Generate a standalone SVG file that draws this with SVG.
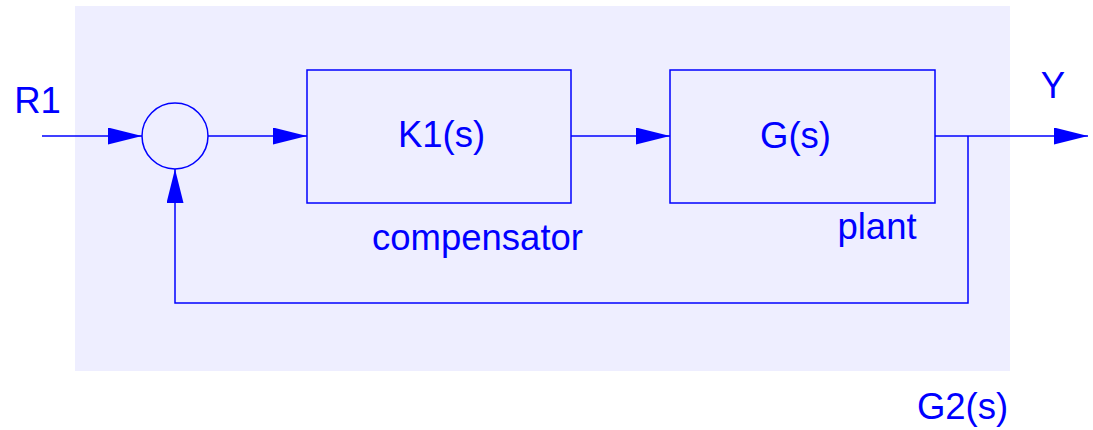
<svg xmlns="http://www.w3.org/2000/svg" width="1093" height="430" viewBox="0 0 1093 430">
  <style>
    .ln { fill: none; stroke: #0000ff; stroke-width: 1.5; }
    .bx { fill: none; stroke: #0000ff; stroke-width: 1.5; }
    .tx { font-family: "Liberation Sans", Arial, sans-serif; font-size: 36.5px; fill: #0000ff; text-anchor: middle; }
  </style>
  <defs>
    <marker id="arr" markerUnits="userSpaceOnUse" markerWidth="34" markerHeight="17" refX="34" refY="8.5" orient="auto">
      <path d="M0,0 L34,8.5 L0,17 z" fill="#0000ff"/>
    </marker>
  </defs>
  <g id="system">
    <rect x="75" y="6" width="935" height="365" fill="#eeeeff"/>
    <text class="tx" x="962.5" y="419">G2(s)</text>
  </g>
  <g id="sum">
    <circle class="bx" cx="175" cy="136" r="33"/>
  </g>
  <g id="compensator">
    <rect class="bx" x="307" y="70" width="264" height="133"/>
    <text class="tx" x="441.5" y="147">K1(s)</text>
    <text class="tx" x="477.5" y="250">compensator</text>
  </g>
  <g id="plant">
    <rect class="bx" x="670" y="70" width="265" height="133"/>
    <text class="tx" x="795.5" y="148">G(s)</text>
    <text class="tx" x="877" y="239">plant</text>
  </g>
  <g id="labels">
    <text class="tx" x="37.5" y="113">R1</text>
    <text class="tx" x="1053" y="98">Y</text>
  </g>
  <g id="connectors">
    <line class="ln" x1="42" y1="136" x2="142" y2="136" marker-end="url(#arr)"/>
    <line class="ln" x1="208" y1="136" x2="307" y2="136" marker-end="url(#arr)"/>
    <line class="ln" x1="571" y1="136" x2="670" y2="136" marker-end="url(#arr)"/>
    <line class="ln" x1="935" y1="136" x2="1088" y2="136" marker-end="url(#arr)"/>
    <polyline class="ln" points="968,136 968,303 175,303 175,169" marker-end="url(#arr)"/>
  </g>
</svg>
□ □ □ □ □
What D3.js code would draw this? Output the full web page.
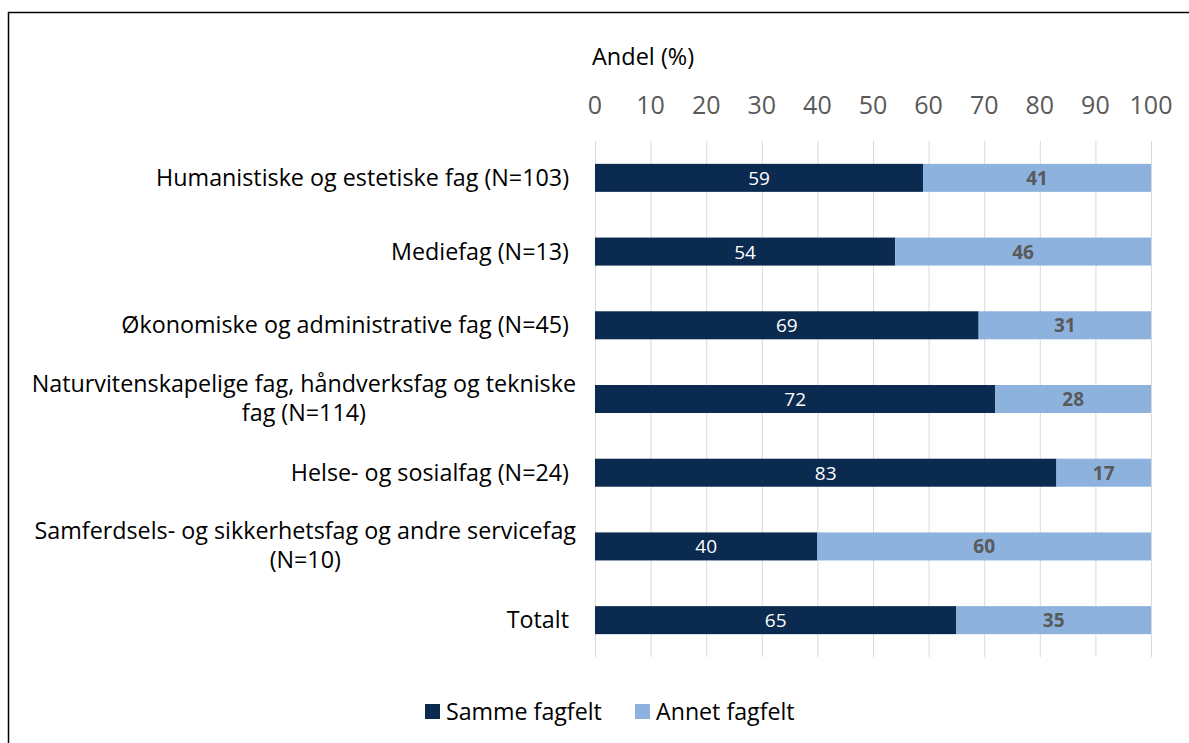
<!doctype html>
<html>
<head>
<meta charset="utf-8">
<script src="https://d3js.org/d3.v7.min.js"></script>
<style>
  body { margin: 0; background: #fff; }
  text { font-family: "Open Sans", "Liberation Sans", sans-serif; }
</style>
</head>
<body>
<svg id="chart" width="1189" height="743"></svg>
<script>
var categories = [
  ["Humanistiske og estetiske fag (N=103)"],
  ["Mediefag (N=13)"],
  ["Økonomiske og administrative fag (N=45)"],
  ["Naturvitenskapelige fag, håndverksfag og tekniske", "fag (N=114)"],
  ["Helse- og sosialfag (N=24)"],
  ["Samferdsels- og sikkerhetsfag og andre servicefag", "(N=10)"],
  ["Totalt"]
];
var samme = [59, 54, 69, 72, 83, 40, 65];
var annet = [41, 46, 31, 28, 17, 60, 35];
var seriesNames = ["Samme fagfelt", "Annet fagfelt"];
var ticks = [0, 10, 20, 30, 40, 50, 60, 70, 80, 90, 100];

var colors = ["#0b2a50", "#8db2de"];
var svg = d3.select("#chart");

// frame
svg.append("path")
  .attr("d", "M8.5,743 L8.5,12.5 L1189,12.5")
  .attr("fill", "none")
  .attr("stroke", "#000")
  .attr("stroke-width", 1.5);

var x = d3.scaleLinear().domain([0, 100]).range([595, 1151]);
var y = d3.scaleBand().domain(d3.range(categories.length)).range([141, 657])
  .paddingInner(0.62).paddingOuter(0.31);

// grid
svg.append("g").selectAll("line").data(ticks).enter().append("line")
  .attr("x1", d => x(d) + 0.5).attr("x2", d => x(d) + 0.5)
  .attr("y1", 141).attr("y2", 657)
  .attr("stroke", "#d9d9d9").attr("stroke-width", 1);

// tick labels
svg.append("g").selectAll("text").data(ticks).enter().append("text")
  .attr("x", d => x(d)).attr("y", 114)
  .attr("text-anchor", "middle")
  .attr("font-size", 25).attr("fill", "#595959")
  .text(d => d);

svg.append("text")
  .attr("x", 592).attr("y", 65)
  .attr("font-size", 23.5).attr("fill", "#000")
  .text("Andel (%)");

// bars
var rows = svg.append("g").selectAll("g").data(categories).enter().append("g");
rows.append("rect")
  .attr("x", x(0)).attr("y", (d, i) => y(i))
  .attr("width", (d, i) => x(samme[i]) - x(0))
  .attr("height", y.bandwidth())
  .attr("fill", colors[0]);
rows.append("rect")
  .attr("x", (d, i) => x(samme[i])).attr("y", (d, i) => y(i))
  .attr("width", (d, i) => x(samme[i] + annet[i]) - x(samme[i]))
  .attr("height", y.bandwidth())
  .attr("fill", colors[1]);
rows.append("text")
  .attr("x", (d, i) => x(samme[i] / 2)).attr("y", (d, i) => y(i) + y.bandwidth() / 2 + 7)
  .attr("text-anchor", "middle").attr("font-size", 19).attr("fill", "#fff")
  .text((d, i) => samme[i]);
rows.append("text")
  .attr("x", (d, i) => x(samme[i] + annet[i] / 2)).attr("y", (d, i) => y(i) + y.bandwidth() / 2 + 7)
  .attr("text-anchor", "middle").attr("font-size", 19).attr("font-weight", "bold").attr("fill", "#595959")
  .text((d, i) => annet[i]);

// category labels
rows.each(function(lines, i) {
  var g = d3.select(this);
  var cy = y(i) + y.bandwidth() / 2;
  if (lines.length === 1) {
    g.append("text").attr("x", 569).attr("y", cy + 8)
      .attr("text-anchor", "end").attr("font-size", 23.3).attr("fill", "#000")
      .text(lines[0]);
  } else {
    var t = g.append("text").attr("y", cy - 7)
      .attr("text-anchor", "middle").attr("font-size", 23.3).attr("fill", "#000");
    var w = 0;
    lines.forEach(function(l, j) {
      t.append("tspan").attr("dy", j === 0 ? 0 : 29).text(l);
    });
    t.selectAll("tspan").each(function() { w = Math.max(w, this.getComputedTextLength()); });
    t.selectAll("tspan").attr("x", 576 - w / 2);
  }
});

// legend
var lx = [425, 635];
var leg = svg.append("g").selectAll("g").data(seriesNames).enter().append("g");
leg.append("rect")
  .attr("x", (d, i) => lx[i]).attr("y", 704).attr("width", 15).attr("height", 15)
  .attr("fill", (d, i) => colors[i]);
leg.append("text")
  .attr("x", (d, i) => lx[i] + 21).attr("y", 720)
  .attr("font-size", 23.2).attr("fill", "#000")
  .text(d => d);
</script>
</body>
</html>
□ □ □ □ □
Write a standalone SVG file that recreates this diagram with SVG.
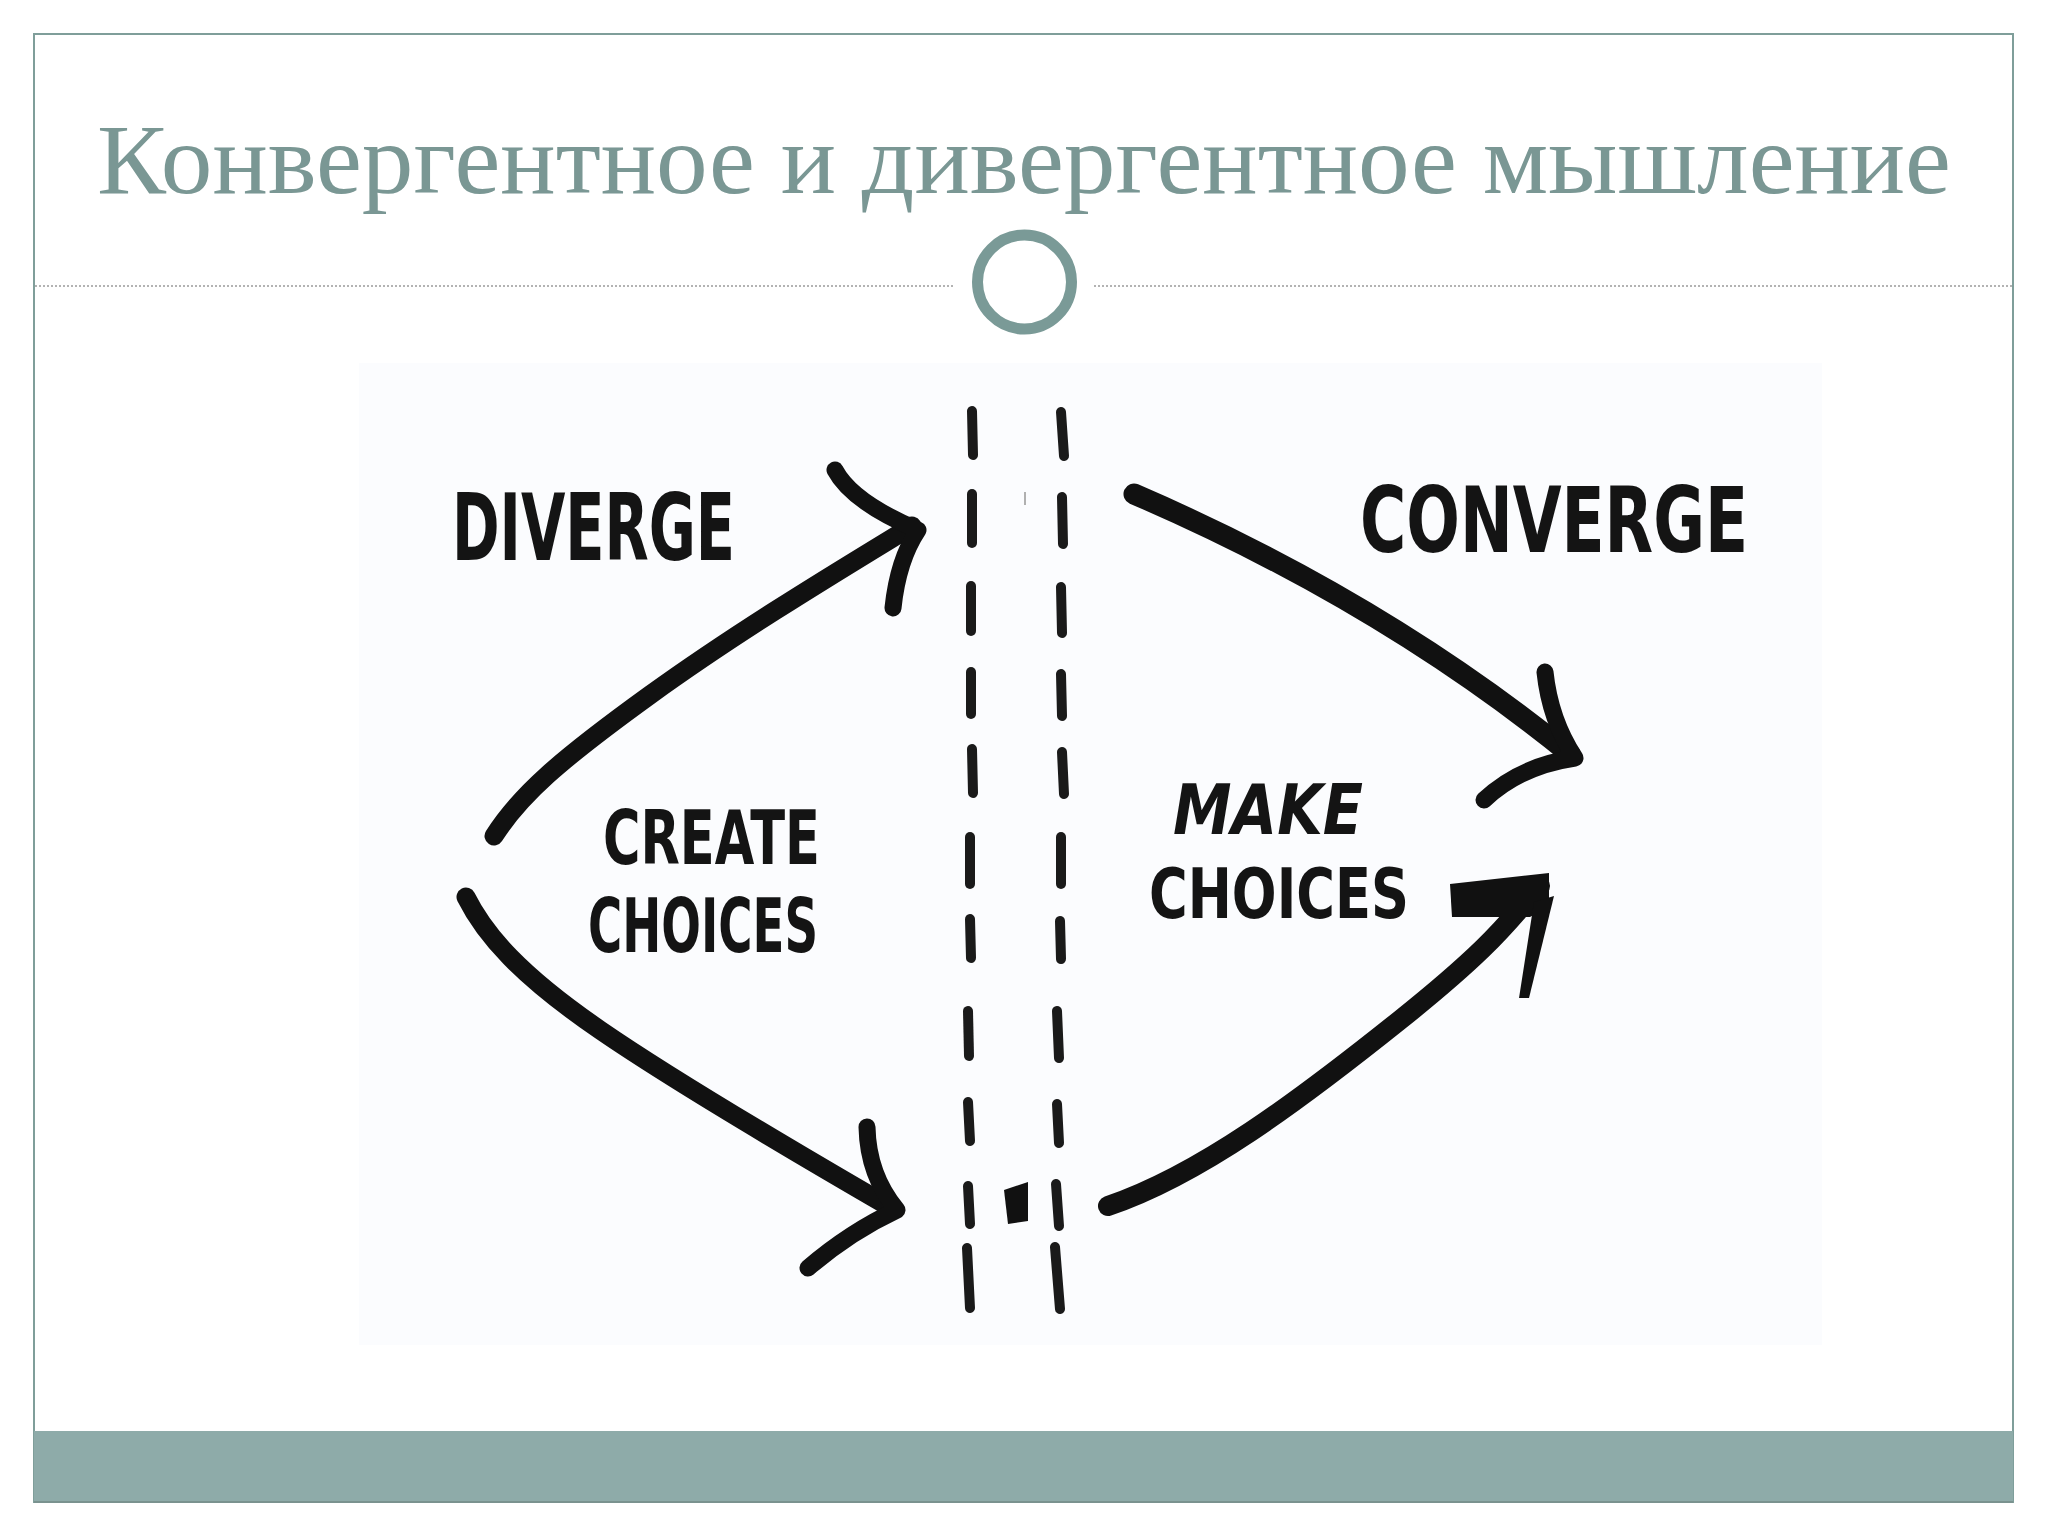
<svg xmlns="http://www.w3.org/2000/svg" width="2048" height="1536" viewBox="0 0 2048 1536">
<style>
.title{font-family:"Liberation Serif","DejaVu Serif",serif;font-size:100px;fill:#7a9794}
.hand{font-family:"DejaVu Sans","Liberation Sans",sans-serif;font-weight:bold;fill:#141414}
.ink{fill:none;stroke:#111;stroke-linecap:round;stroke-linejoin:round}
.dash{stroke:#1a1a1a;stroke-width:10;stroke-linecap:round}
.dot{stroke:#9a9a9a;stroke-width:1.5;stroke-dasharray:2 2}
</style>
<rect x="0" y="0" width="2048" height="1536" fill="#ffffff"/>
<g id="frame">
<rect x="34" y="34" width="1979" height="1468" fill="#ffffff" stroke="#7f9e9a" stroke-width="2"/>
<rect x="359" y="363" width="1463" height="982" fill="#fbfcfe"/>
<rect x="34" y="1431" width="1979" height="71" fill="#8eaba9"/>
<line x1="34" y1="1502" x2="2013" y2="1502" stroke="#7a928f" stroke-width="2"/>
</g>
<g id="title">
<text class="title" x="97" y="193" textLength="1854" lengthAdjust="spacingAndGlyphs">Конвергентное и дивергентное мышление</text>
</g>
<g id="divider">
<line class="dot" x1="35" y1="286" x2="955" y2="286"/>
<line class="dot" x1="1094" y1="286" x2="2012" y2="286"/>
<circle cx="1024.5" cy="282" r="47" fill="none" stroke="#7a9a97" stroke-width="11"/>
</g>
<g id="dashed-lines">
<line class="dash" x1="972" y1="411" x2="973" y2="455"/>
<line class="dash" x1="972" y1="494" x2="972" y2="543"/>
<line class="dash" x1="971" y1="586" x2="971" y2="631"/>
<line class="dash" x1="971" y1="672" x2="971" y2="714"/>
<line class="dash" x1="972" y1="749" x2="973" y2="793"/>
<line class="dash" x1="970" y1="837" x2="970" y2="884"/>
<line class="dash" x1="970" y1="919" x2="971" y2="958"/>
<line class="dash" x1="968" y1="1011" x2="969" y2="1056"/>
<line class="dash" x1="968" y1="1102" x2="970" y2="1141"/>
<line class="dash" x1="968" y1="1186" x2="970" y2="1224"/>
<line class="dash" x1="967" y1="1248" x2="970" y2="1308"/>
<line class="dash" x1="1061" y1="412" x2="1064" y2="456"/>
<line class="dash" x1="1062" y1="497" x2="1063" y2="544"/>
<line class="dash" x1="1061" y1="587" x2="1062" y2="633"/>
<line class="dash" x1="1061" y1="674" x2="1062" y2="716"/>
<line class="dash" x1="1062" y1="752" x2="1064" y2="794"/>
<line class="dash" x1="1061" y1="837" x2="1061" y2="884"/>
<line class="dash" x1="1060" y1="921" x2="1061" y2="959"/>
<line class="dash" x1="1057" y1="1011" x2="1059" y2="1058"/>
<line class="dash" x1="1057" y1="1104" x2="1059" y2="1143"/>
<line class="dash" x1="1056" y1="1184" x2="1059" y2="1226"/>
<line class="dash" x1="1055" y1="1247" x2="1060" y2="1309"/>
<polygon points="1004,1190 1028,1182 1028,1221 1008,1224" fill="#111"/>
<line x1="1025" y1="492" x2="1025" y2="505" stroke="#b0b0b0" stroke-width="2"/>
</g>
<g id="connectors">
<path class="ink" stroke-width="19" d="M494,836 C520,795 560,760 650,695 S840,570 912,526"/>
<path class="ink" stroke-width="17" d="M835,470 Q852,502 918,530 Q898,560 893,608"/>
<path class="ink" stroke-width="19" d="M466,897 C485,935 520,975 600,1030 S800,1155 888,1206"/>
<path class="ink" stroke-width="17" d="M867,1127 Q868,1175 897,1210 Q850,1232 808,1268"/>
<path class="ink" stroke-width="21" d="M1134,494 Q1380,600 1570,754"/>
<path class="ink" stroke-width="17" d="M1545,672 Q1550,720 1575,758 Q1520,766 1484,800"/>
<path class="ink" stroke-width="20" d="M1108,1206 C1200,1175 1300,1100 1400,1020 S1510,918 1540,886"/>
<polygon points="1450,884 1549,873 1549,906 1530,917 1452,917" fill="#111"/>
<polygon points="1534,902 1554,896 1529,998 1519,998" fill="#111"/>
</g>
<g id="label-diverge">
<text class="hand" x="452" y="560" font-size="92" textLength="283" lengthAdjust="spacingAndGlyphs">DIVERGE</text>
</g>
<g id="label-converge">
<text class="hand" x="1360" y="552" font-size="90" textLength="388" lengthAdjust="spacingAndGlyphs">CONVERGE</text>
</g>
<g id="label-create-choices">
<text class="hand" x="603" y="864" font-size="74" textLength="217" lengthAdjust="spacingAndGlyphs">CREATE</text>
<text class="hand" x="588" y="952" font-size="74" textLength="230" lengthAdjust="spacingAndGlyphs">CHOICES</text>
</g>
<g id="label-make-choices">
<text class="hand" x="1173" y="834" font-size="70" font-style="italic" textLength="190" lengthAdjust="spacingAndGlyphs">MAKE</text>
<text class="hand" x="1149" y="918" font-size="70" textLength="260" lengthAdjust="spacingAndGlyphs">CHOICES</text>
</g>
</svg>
□ □ □ □ □
Find the lines above that include the string "this" and copy them.

Generate a standalone SVG file that draws this with SVG.
What D3.js code would draw this? Output the full web page.
  var g = d3.select(this);
    t.selectAll("tspan").each(function() { w = Math.max(w, this.getComputedTextLength()); });
Write a standalone SVG file that recreates this diagram with SVG.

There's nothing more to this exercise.